* What you should do
Repeat exactly, please, the lines that begin at the start of the listing and end at the line holding "(0,0) rectangle (1663,899);".

* Data block
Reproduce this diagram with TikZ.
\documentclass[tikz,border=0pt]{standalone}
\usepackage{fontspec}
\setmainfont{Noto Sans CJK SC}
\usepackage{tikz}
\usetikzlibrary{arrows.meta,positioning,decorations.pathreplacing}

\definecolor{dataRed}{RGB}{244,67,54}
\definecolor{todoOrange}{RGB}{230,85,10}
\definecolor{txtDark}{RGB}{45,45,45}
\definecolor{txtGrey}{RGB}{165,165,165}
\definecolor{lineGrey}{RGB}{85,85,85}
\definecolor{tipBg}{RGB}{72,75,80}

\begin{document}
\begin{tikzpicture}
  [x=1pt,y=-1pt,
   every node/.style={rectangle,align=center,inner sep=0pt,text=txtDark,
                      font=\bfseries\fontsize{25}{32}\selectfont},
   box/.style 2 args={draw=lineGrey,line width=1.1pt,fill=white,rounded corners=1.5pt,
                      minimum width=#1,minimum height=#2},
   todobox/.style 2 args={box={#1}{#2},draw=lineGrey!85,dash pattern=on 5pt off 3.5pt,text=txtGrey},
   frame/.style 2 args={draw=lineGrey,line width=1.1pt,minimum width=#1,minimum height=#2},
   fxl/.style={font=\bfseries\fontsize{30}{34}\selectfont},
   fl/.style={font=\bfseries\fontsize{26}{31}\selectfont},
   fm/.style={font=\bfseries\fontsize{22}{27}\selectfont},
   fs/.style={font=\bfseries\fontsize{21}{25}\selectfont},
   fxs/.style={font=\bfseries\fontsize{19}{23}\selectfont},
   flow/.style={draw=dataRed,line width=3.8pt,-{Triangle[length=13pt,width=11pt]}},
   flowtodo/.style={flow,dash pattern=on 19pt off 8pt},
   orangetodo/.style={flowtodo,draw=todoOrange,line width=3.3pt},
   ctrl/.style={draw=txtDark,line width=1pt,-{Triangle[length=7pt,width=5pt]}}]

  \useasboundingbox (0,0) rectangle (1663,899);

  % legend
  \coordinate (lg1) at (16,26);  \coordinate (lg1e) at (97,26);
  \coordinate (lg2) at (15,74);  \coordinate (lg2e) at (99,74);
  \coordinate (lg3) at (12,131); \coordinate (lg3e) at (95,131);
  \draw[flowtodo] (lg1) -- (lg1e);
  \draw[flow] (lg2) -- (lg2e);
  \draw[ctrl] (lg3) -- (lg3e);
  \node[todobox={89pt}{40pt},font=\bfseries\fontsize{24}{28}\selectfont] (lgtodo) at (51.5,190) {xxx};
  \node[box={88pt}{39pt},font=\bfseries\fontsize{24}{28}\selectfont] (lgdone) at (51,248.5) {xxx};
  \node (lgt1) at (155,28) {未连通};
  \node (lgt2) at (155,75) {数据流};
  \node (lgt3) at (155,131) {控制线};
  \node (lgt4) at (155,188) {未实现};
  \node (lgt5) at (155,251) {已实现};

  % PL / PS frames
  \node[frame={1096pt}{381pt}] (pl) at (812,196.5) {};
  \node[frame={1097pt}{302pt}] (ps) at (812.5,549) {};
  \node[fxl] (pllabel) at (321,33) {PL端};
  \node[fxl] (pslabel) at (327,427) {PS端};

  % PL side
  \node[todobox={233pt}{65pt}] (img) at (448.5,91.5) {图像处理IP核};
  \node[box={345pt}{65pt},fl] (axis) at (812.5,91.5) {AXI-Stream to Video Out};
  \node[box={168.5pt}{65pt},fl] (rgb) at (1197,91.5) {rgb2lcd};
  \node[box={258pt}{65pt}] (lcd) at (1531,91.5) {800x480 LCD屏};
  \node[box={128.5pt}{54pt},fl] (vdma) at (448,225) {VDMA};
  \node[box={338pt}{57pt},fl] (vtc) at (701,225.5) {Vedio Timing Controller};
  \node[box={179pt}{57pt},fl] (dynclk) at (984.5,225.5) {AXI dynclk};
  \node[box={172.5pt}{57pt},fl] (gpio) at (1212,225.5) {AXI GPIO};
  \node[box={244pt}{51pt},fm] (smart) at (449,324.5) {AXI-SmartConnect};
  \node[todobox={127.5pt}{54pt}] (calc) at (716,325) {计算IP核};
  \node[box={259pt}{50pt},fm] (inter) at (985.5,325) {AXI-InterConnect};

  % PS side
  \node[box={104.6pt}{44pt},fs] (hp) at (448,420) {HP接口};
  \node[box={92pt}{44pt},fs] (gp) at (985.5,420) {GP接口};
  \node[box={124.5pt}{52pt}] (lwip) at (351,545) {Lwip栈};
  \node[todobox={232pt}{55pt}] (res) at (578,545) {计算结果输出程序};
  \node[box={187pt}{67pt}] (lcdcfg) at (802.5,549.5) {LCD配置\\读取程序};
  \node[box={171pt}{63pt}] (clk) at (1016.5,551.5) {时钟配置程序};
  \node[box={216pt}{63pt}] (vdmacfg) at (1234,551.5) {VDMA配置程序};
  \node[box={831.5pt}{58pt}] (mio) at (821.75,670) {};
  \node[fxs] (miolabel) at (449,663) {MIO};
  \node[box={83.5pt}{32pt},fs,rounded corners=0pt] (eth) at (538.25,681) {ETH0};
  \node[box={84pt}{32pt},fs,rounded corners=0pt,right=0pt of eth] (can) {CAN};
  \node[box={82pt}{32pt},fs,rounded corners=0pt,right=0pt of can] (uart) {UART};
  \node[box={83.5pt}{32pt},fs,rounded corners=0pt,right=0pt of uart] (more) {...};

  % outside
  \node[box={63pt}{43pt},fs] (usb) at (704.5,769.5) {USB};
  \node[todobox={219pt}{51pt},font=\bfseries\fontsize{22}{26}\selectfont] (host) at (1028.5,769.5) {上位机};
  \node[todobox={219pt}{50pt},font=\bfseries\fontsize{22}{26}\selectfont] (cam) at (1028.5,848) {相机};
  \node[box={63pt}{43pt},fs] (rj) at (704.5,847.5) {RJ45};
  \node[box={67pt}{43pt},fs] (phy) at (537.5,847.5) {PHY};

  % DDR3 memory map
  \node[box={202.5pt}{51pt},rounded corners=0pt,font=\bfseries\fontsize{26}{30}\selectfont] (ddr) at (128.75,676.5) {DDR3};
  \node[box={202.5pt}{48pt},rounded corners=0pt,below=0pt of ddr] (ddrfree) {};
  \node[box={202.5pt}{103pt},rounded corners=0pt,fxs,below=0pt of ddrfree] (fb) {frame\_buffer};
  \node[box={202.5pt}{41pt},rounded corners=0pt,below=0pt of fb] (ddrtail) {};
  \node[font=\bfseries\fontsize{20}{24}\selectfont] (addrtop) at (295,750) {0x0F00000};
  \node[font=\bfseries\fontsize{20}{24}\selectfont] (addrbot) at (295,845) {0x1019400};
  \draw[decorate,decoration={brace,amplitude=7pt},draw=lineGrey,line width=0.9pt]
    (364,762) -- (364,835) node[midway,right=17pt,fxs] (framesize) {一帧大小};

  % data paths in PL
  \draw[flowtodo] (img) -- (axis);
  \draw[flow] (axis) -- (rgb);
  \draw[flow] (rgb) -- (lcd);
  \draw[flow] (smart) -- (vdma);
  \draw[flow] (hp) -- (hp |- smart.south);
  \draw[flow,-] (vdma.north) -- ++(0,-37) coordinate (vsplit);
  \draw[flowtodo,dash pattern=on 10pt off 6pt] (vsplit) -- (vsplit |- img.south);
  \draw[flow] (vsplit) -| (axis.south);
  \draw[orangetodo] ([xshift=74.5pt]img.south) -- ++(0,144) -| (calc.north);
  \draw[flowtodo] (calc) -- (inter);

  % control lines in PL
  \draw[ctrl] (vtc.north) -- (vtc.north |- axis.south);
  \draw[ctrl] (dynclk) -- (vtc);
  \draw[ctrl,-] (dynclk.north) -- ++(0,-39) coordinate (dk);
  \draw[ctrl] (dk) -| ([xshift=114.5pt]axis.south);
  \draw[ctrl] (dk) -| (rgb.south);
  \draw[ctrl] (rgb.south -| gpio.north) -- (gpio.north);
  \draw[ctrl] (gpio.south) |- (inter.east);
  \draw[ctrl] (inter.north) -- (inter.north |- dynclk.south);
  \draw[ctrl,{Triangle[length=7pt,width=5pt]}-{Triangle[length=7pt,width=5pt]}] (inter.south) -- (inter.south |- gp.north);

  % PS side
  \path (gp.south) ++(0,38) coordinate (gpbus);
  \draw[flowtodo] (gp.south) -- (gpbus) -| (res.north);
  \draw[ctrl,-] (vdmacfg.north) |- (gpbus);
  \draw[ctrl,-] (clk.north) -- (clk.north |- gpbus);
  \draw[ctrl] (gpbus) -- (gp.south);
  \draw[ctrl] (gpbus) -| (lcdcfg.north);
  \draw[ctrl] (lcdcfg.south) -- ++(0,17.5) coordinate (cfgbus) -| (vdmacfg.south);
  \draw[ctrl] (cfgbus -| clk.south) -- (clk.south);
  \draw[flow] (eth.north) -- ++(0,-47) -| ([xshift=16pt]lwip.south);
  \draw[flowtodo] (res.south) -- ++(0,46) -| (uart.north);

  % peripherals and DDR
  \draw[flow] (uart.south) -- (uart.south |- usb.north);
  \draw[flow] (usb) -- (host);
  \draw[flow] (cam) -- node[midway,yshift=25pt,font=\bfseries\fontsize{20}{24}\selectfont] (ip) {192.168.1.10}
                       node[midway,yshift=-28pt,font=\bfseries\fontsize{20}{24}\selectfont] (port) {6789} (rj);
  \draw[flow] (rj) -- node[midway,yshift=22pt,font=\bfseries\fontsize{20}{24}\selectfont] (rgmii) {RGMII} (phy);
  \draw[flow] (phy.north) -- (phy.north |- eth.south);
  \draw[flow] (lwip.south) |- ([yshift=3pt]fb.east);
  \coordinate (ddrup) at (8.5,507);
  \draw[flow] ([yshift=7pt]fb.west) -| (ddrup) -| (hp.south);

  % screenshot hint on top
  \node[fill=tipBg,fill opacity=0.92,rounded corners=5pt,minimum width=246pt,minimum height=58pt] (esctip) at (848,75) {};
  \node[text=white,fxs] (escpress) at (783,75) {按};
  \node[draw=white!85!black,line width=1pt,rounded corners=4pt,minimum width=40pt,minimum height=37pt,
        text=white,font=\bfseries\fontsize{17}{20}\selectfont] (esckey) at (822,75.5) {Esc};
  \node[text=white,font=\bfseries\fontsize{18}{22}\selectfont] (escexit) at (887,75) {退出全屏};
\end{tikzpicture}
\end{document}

* Solution to the exercise
Reproduce this diagram with TikZ.
\documentclass[tikz,border=0pt]{standalone}
\usepackage{fontspec}
\setmainfont{Noto Sans CJK SC}
\usepackage{tikz}
\usetikzlibrary{arrows.meta,positioning,decorations.pathreplacing}

\definecolor{dataRed}{RGB}{244,67,54}
\definecolor{todoOrange}{RGB}{230,85,10}
\definecolor{txtDark}{RGB}{45,45,45}
\definecolor{txtGrey}{RGB}{165,165,165}
\definecolor{lineGrey}{RGB}{85,85,85}
\definecolor{tipBg}{RGB}{72,75,80}

\begin{document}
\begin{tikzpicture}
  [x=1pt,y=-1pt,
   every node/.style={rectangle,align=center,inner sep=0pt,text=txtDark,
                      font=\bfseries\fontsize{25}{32}\selectfont},
   box/.style 2 args={draw=lineGrey,line width=1.1pt,fill=white,rounded corners=1.5pt,
                      minimum width=#1,minimum height=#2},
   todobox/.style 2 args={box={#1}{#2},draw=lineGrey!85,dash pattern=on 5pt off 3.5pt,text=txtGrey},
   frame/.style 2 args={draw=lineGrey,line width=1.1pt,minimum width=#1,minimum height=#2},
   fxl/.style={font=\bfseries\fontsize{30}{34}\selectfont},
   fl/.style={font=\bfseries\fontsize{26}{31}\selectfont},
   fm/.style={font=\bfseries\fontsize{22}{27}\selectfont},
   fs/.style={font=\bfseries\fontsize{21}{25}\selectfont},
   fxs/.style={font=\bfseries\fontsize{19}{23}\selectfont},
   flow/.style={draw=dataRed,line width=3.8pt,-{Triangle[length=13pt,width=11pt]}},
   flowtodo/.style={flow,dash pattern=on 19pt off 8pt},
   orangetodo/.style={flowtodo,draw=todoOrange,line width=3.3pt},
   ctrl/.style={draw=txtDark,line width=1pt,-{Triangle[length=7pt,width=5pt]}}]

  \useasboundingbox (0,0) rectangle (1663,899);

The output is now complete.